#### GIVEN INFORMATION

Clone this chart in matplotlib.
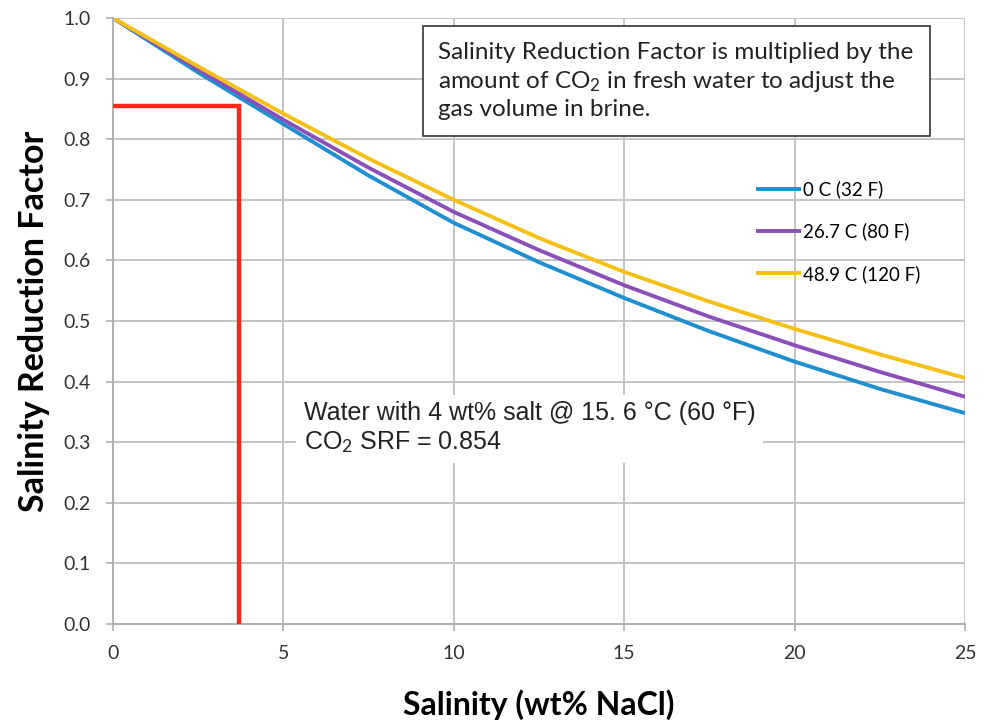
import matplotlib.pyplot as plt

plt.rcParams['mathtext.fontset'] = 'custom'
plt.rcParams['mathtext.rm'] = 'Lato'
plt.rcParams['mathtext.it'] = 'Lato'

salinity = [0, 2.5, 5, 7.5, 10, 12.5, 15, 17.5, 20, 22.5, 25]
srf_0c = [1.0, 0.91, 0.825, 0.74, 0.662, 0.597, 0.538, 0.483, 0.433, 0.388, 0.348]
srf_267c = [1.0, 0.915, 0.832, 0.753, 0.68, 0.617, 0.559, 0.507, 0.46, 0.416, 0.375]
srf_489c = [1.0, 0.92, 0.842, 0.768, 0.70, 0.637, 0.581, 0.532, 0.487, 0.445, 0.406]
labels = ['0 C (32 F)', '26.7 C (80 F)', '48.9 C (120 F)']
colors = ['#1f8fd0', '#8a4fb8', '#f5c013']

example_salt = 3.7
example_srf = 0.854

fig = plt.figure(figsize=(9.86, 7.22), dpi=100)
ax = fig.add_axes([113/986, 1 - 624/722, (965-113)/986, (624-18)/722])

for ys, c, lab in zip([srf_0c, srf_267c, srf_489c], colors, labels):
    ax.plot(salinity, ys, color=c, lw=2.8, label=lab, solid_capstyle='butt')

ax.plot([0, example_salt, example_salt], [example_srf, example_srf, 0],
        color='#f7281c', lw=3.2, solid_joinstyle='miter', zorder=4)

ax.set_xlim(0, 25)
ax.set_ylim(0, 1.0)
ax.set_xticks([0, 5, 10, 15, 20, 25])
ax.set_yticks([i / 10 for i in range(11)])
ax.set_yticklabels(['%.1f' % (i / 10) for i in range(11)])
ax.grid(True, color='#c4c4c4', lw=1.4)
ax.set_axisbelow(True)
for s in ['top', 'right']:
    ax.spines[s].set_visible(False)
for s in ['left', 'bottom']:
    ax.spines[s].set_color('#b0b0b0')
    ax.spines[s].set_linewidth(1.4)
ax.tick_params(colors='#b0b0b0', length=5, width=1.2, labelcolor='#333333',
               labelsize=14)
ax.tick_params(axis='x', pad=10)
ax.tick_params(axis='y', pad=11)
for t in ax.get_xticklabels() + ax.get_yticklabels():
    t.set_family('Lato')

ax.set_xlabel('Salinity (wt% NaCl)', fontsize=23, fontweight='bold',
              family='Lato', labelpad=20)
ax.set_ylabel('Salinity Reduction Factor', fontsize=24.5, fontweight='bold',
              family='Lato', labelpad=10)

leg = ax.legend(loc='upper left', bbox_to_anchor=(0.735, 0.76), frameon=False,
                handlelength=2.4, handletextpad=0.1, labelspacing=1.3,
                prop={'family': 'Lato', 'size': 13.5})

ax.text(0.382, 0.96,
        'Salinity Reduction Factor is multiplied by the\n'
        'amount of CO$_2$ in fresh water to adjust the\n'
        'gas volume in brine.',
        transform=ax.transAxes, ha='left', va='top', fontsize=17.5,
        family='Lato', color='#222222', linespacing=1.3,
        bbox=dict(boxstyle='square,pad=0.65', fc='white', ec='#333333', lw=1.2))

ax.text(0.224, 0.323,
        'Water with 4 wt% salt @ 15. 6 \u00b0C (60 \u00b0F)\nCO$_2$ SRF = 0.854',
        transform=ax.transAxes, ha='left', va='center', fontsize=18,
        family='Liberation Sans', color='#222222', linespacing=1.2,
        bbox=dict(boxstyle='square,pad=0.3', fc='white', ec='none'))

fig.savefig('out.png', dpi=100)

#### WORK INSTRUCTIONS
Return the material word for word. Pictures are not part of the copy.

#### EXERCISE OUTPUT
Clone this chart in matplotlib.
import matplotlib.pyplot as plt

plt.rcParams['mathtext.fontset'] = 'custom'
plt.rcParams['mathtext.rm'] = 'Lato'
plt.rcParams['mathtext.it'] = 'Lato'

salinity = [0, 2.5, 5, 7.5, 10, 12.5, 15, 17.5, 20, 22.5, 25]
srf_0c = [1.0, 0.91, 0.825, 0.74, 0.662, 0.597, 0.538, 0.483, 0.433, 0.388, 0.348]
srf_267c = [1.0, 0.915, 0.832, 0.753, 0.68, 0.617, 0.559, 0.507, 0.46, 0.416, 0.375]
srf_489c = [1.0, 0.92, 0.842, 0.768, 0.70, 0.637, 0.581, 0.532, 0.487, 0.445, 0.406]
labels = ['0 C (32 F)', '26.7 C (80 F)', '48.9 C (120 F)']
colors = ['#1f8fd0', '#8a4fb8', '#f5c013']

example_salt = 3.7
example_srf = 0.854

fig = plt.figure(figsize=(9.86, 7.22), dpi=100)
ax = fig.add_axes([113/986, 1 - 624/722, (965-113)/986, (624-18)/722])

for ys, c, lab in zip([srf_0c, srf_267c, srf_489c], colors, labels):
    ax.plot(salinity, ys, color=c, lw=2.8, label=lab, solid_capstyle='butt')

ax.plot([0, example_salt, example_salt], [example_srf, example_srf, 0],
        color='#f7281c', lw=3.2, solid_joinstyle='miter', zorder=4)

ax.set_xlim(0, 25)
ax.set_ylim(0, 1.0)
ax.set_xticks([0, 5, 10, 15, 20, 25])
ax.set_yticks([i / 10 for i in range(11)])
ax.set_yticklabels(['%.1f' % (i / 10) for i in range(11)])
ax.grid(True, color='#c4c4c4', lw=1.4)
ax.set_axisbelow(True)
for s in ['top', 'right']:
    ax.spines[s].set_visible(False)
for s in ['left', 'bottom']:
    ax.spines[s].set_color('#b0b0b0')
    ax.spines[s].set_linewidth(1.4)
ax.tick_params(colors='#b0b0b0', length=5, width=1.2, labelcolor='#333333',
               labelsize=14)
ax.tick_params(axis='x', pad=10)
ax.tick_params(axis='y', pad=11)
for t in ax.get_xticklabels() + ax.get_yticklabels():
    t.set_family('Lato')

ax.set_xlabel('Salinity (wt% NaCl)', fontsize=23, fontweight='bold',
              family='Lato', labelpad=20)
ax.set_ylabel('Salinity Reduction Factor', fontsize=24.5, fontweight='bold',
              family='Lato', labelpad=10)

leg = ax.legend(loc='upper left', bbox_to_anchor=(0.735, 0.76), frameon=False,
                handlelength=2.4, handletextpad=0.1, labelspacing=1.3,
                prop={'family': 'Lato', 'size': 13.5})

ax.text(0.382, 0.96,
        'Salinity Reduction Factor is multiplied by the\n'
        'amount of CO$_2$ in fresh water to adjust the\n'
        'gas volume in brine.',
        transform=ax.transAxes, ha='left', va='top', fontsize=17.5,
        family='Lato', color='#222222', linespacing=1.3,
        bbox=dict(boxstyle='square,pad=0.65', fc='white', ec='#333333', lw=1.2))

ax.text(0.224, 0.323,
        'Water with 4 wt% salt @ 15. 6 \u00b0C (60 \u00b0F)\nCO$_2$ SRF = 0.854',
        transform=ax.transAxes, ha='left', va='center', fontsize=18,
        family='Liberation Sans', color='#222222', linespacing=1.2,
        bbox=dict(boxstyle='square,pad=0.3', fc='white', ec='none'))

fig.savefig('out.png', dpi=100)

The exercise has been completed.